> REQUIRED TASK
Transcribe the material in full. Nothing should differ except that the pictures are left out.

_ _ _ _ _ _ _

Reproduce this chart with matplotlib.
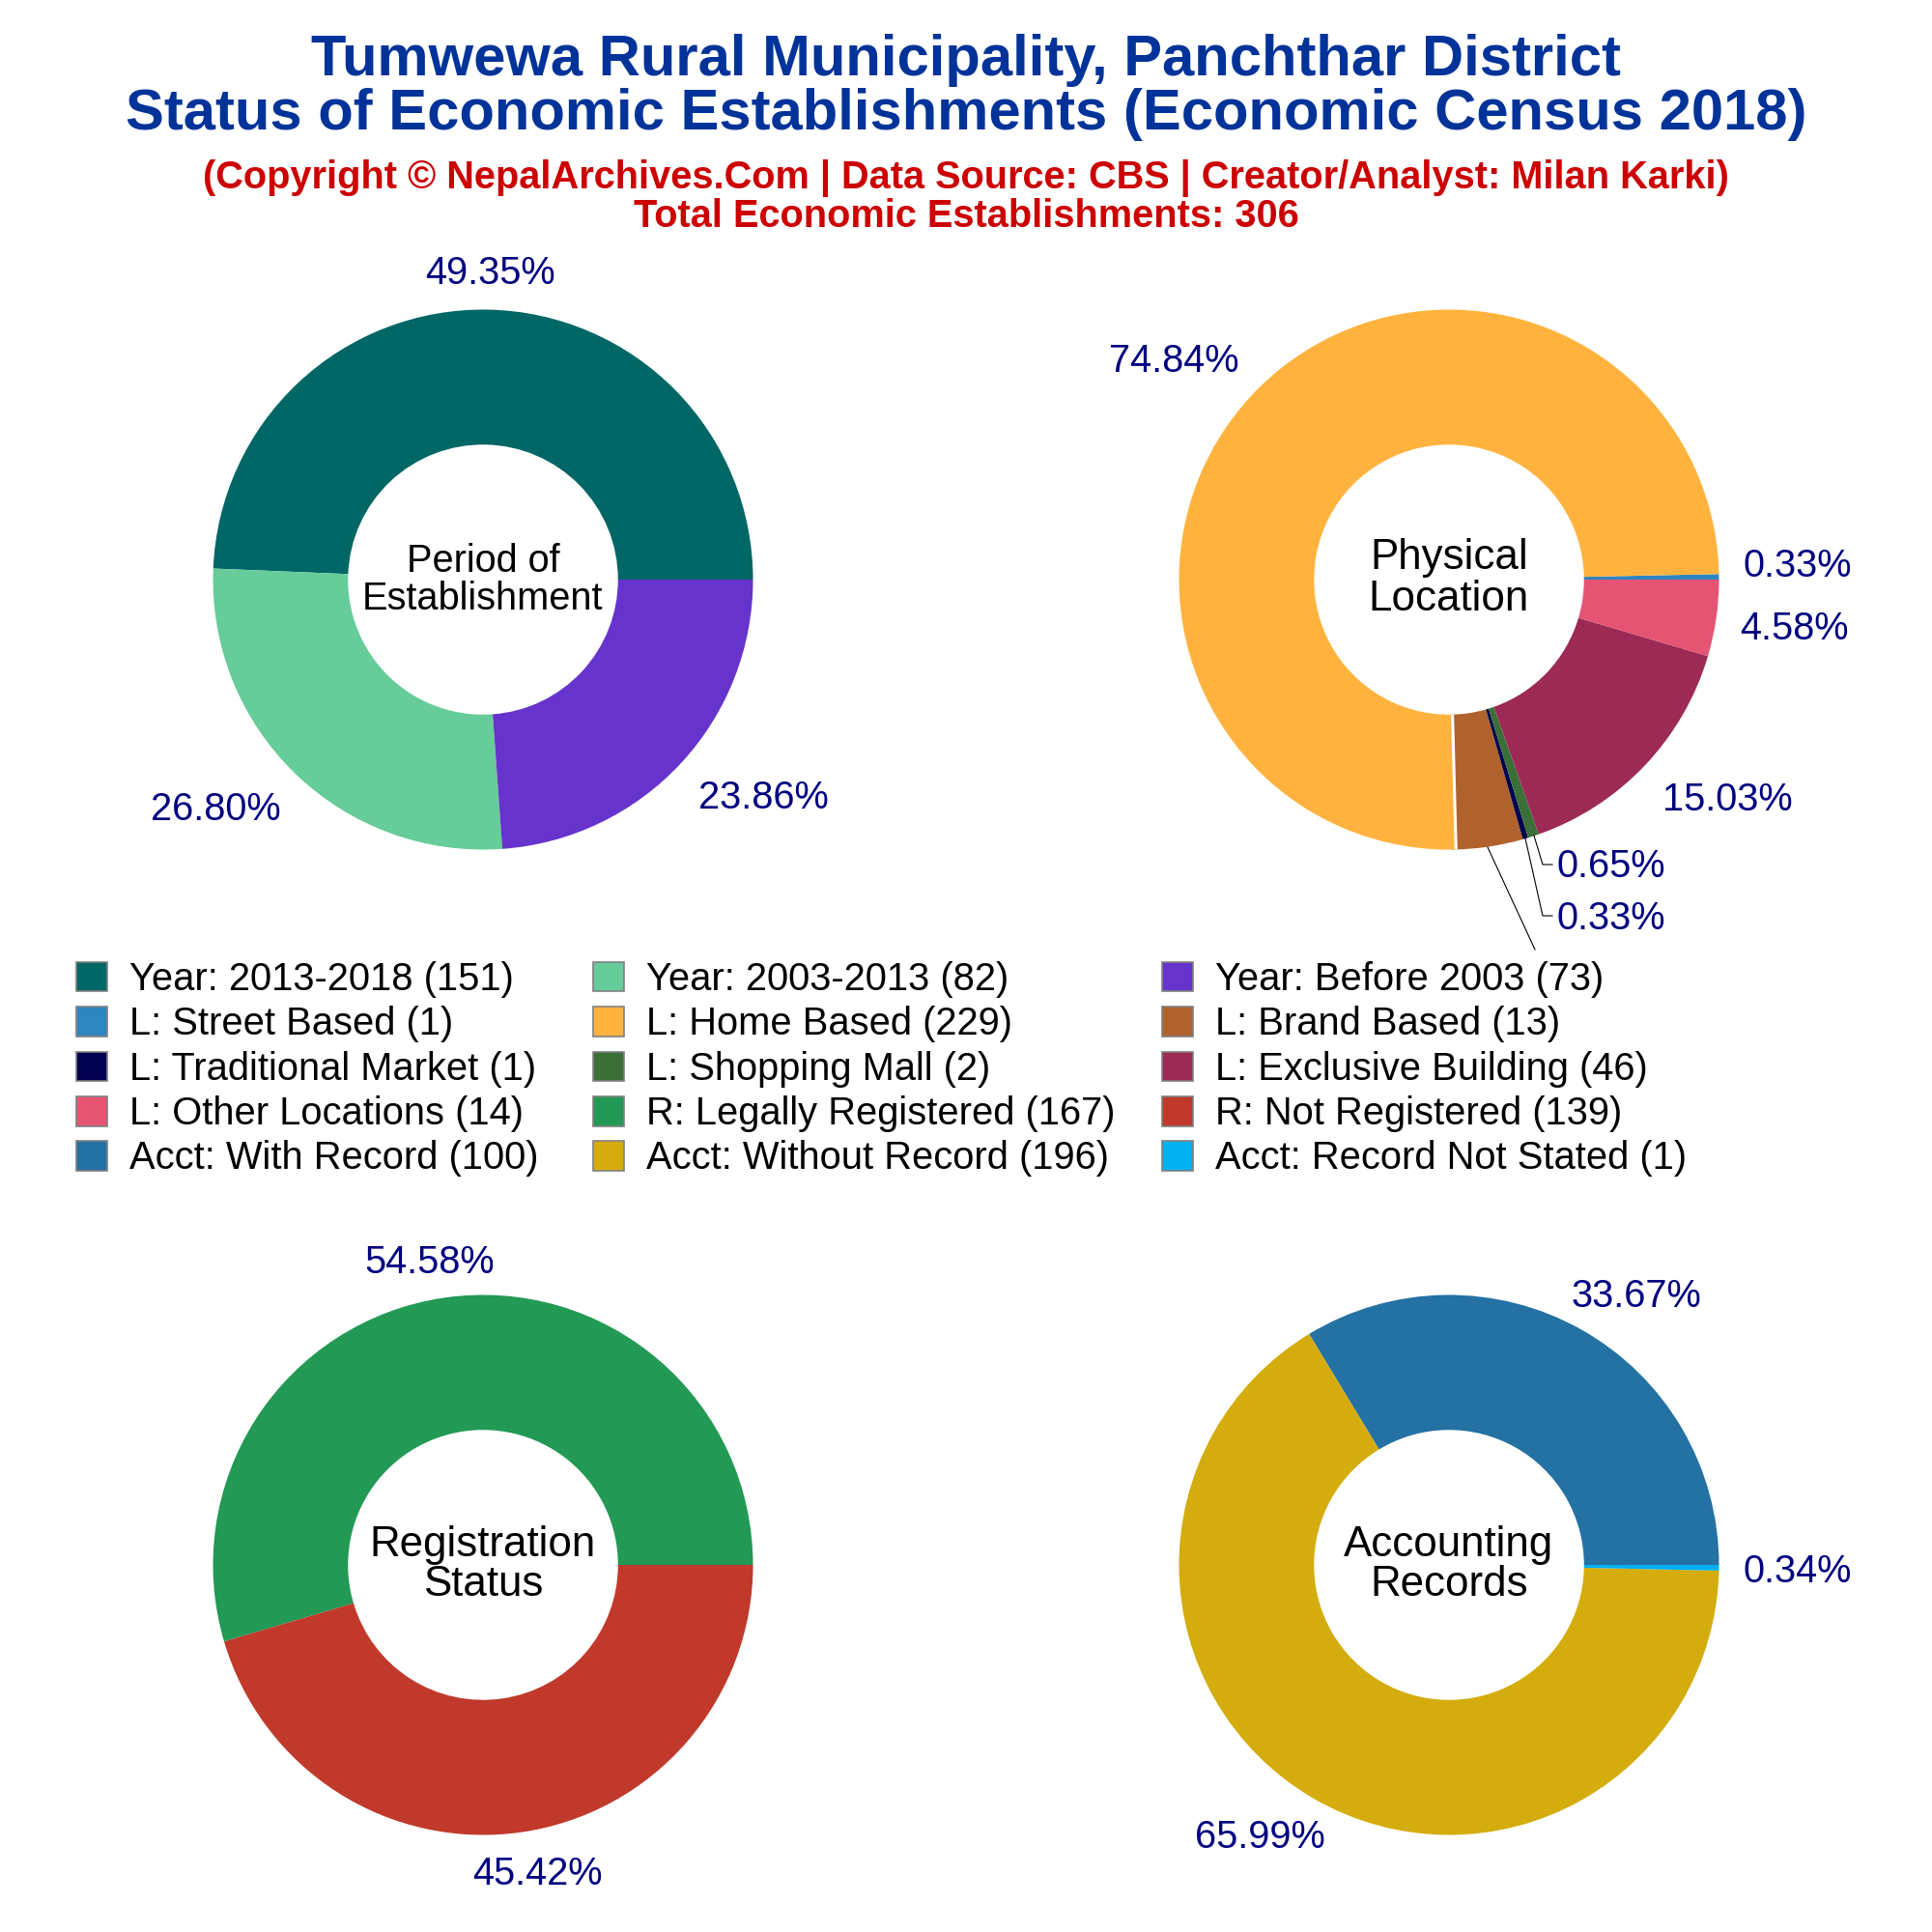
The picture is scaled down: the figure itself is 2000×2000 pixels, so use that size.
import numpy as np
import matplotlib
matplotlib.use("Agg")
import matplotlib.pyplot as plt
from matplotlib.lines import Line2D
from matplotlib.patches import Patch, Wedge

plt.rcParams['font.family'] = ['Liberation Sans', 'DejaVu Sans']

# data
period_labels = ["Year: 2013-2018", "Year: 2003-2013", "Year: Before 2003"]
period_values = [151, 82, 73]
period_colors = ["#006666", "#66CC99", "#6633CC"]

location_labels = ["L: Street Based", "L: Home Based", "L: Brand Based", "L: Traditional Market",
                   "L: Shopping Mall", "L: Exclusive Building", "L: Other Locations"]
location_values = [1, 229, 13, 1, 2, 46, 14]
location_colors = ["#2E86C1", "#FFB33E", "#B0622D", "#000050", "#3A7038", "#9C2A55", "#E55473"]

reg_labels = ["R: Legally Registered", "R: Not Registered"]
reg_values = [167, 139]
reg_colors = ["#229954", "#C0392B"]

acct_labels = ["Acct: With Record", "Acct: Without Record", "Acct: Record Not Stated"]
acct_values = [100, 196, 1]
acct_colors = ["#2471A3", "#D4AC0D", "#00B0F0"]

W = 2000.0
DARKBLUE = "#000080"


def fx(x):
    return x / W


def fy(y):
    return 1 - y / W


def donut(cx, cy, values, colors, title, title_y, label_pos):
    r = 279.5
    ax = fig.add_axes([fx(cx - r), fy(cy + r), 2 * r / W, 2 * r / W])
    wedges, _ = ax.pie(values, colors=colors, radius=1, startangle=0, counterclock=True,
                       wedgeprops=dict(width=0.5, linewidth=0))
    ax.set_xlim(-1, 1)
    ax.set_ylim(-1, 1)
    for (x, y), v in zip(label_pos, values):
        if (x, y) == (None, None):
            continue
        fig.text(fx(x), fy(y), "%.2f%%" % (100.0 * v / sum(values)), color=DARKBLUE,
                 fontsize=14.3, ha='center', va='center')
    for line, y in zip(title, title_y):
        fig.text(fx(cx), fy(y), line[0], fontsize=line[1], ha='center', va='center', color='black')
    return ax


fig = plt.figure(figsize=(10, 10), dpi=200, facecolor='white')

fig.text(0.5, fy(63), "Tumwewa Rural Municipality, Panchthar District", color="#003399",
         fontsize=21.5, fontweight='bold', ha='center', va='center')
fig.text(0.5, fy(119), "Status of Economic Establishments (Economic Census 2018)", color="#003399",
         fontsize=21.5, fontweight='bold', ha='center', va='center')
fig.text(0.5, fy(185), "(Copyright \u00a9 NepalArchives.Com | Data Source: CBS | Creator/Analyst: Milan Karki)",
         color="#CC0000", fontsize=14.33, fontweight='bold', ha='center', va='center')
fig.text(0.5, fy(224), "Total Economic Establishments: 306", color="#CC0000",
         fontsize=14.33, fontweight='bold', ha='center', va='center')

donut(500, 600, period_values, period_colors,
      [("Period of", 14.3), ("Establishment", 14.3)], [581, 620],
      [(507, 283), (223, 838), (790, 826)])

ax2 = donut(1500, 600, location_values, location_colors,
            [("Physical", 15.8), ("Location", 15.8)], [578, 621],
            [(1861, 586), (1215, 374), (None, None), (1668, 951), (1668, 897), (1788, 828), (1857, 651)])
# home slice runs on a little and leaves a white gap before the brand slice
home_end = 360.0 * sum(location_values[:2]) / sum(location_values)
gap = home_end + 0.9
ax2.add_patch(Wedge((0, 0), 1, home_end - 0.1, gap, width=0.5, color=location_colors[1], lw=0))
gap_rad = np.deg2rad(gap)
ax2.plot([0.5 * np.cos(gap_rad), np.cos(gap_rad)], [0.5 * np.sin(gap_rad), np.sin(gap_rad)],
         color='white', lw=1.1, solid_capstyle='butt')

donut(500, 1620, reg_values, reg_colors,
      [("Registration", 15.8), ("Status", 15.8)], [1599, 1641],
      [(445, 1307), (556, 1940)])

donut(1500, 1620, acct_values, acct_colors,
      [("Accounting", 15.8), ("Records", 15.8)], [1599, 1641],
      [(1694, 1342), (1304, 1902), (1861, 1627)])

# leader lines
for xs, ys in [((1588, 1597, 1607), (865, 895, 895)),
               ((1579, 1597, 1607), (868, 948, 948)),
               ((1540, 1589), (877, 983))]:
    fig.add_artist(Line2D([fx(x) for x in xs], [fy(y) for y in ys], color='black', lw=0.4))

# legend, three columns
all_labels = period_labels + location_labels + reg_labels + acct_labels
all_values = period_values + location_values + reg_values + acct_values
all_colors = period_colors + location_colors + reg_colors + acct_colors
handles = [Patch(facecolor=c, edgecolor='#808080', linewidth=0.6) for c in all_colors]
texts = ["%s (%d)" % (l, v) for l, v in zip(all_labels, all_values)]

for col, x in enumerate([79, 614, 1203]):
    leg = fig.legend(handles[col::3], texts[col::3], loc='upper left', bbox_to_anchor=(fx(x), fy(995)),
                     bbox_transform=fig.transFigure, frameon=False, fontsize=14.35, ncol=1,
                     borderpad=0, borderaxespad=0, handlelength=0.8, handleheight=0.8,
                     handletextpad=0.57, labelspacing=0.21)

fig.savefig("out.png", dpi=200)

_ _ _ _ _ _ _

> TASK ANSWER
Reproduce this chart with matplotlib.
The picture is scaled down: the figure itself is 2000×2000 pixels, so use that size.
import numpy as np
import matplotlib
matplotlib.use("Agg")
import matplotlib.pyplot as plt
from matplotlib.lines import Line2D
from matplotlib.patches import Patch, Wedge

plt.rcParams['font.family'] = ['Liberation Sans', 'DejaVu Sans']

# data
period_labels = ["Year: 2013-2018", "Year: 2003-2013", "Year: Before 2003"]
period_values = [151, 82, 73]
period_colors = ["#006666", "#66CC99", "#6633CC"]

location_labels = ["L: Street Based", "L: Home Based", "L: Brand Based", "L: Traditional Market",
                   "L: Shopping Mall", "L: Exclusive Building", "L: Other Locations"]
location_values = [1, 229, 13, 1, 2, 46, 14]
location_colors = ["#2E86C1", "#FFB33E", "#B0622D", "#000050", "#3A7038", "#9C2A55", "#E55473"]

reg_labels = ["R: Legally Registered", "R: Not Registered"]
reg_values = [167, 139]
reg_colors = ["#229954", "#C0392B"]

acct_labels = ["Acct: With Record", "Acct: Without Record", "Acct: Record Not Stated"]
acct_values = [100, 196, 1]
acct_colors = ["#2471A3", "#D4AC0D", "#00B0F0"]

W = 2000.0
DARKBLUE = "#000080"


def fx(x):
    return x / W


def fy(y):
    return 1 - y / W


def donut(cx, cy, values, colors, title, title_y, label_pos):
    r = 279.5
    ax = fig.add_axes([fx(cx - r), fy(cy + r), 2 * r / W, 2 * r / W])
    wedges, _ = ax.pie(values, colors=colors, radius=1, startangle=0, counterclock=True,
                       wedgeprops=dict(width=0.5, linewidth=0))
    ax.set_xlim(-1, 1)
    ax.set_ylim(-1, 1)
    for (x, y), v in zip(label_pos, values):
        if (x, y) == (None, None):
            continue
        fig.text(fx(x), fy(y), "%.2f%%" % (100.0 * v / sum(values)), color=DARKBLUE,
                 fontsize=14.3, ha='center', va='center')
    for line, y in zip(title, title_y):
        fig.text(fx(cx), fy(y), line[0], fontsize=line[1], ha='center', va='center', color='black')
    return ax


fig = plt.figure(figsize=(10, 10), dpi=200, facecolor='white')

fig.text(0.5, fy(63), "Tumwewa Rural Municipality, Panchthar District", color="#003399",
         fontsize=21.5, fontweight='bold', ha='center', va='center')
fig.text(0.5, fy(119), "Status of Economic Establishments (Economic Census 2018)", color="#003399",
         fontsize=21.5, fontweight='bold', ha='center', va='center')
fig.text(0.5, fy(185), "(Copyright \u00a9 NepalArchives.Com | Data Source: CBS | Creator/Analyst: Milan Karki)",
         color="#CC0000", fontsize=14.33, fontweight='bold', ha='center', va='center')
fig.text(0.5, fy(224), "Total Economic Establishments: 306", color="#CC0000",
         fontsize=14.33, fontweight='bold', ha='center', va='center')

donut(500, 600, period_values, period_colors,
      [("Period of", 14.3), ("Establishment", 14.3)], [581, 620],
      [(507, 283), (223, 838), (790, 826)])

ax2 = donut(1500, 600, location_values, location_colors,
            [("Physical", 15.8), ("Location", 15.8)], [578, 621],
            [(1861, 586), (1215, 374), (None, None), (1668, 951), (1668, 897), (1788, 828), (1857, 651)])
# home slice runs on a little and leaves a white gap before the brand slice
home_end = 360.0 * sum(location_values[:2]) / sum(location_values)
gap = home_end + 0.9
ax2.add_patch(Wedge((0, 0), 1, home_end - 0.1, gap, width=0.5, color=location_colors[1], lw=0))
gap_rad = np.deg2rad(gap)
ax2.plot([0.5 * np.cos(gap_rad), np.cos(gap_rad)], [0.5 * np.sin(gap_rad), np.sin(gap_rad)],
         color='white', lw=1.1, solid_capstyle='butt')

donut(500, 1620, reg_values, reg_colors,
      [("Registration", 15.8), ("Status", 15.8)], [1599, 1641],
      [(445, 1307), (556, 1940)])

donut(1500, 1620, acct_values, acct_colors,
      [("Accounting", 15.8), ("Records", 15.8)], [1599, 1641],
      [(1694, 1342), (1304, 1902), (1861, 1627)])

# leader lines
for xs, ys in [((1588, 1597, 1607), (865, 895, 895)),
               ((1579, 1597, 1607), (868, 948, 948)),
               ((1540, 1589), (877, 983))]:
    fig.add_artist(Line2D([fx(x) for x in xs], [fy(y) for y in ys], color='black', lw=0.4))

# legend, three columns
all_labels = period_labels + location_labels + reg_labels + acct_labels
all_values = period_values + location_values + reg_values + acct_values
all_colors = period_colors + location_colors + reg_colors + acct_colors
handles = [Patch(facecolor=c, edgecolor='#808080', linewidth=0.6) for c in all_colors]
texts = ["%s (%d)" % (l, v) for l, v in zip(all_labels, all_values)]

for col, x in enumerate([79, 614, 1203]):
    leg = fig.legend(handles[col::3], texts[col::3], loc='upper left', bbox_to_anchor=(fx(x), fy(995)),
                     bbox_transform=fig.transFigure, frameon=False, fontsize=14.35, ncol=1,
                     borderpad=0, borderaxespad=0, handlelength=0.8, handleheight=0.8,
                     handletextpad=0.57, labelspacing=0.21)

fig.savefig("out.png", dpi=200)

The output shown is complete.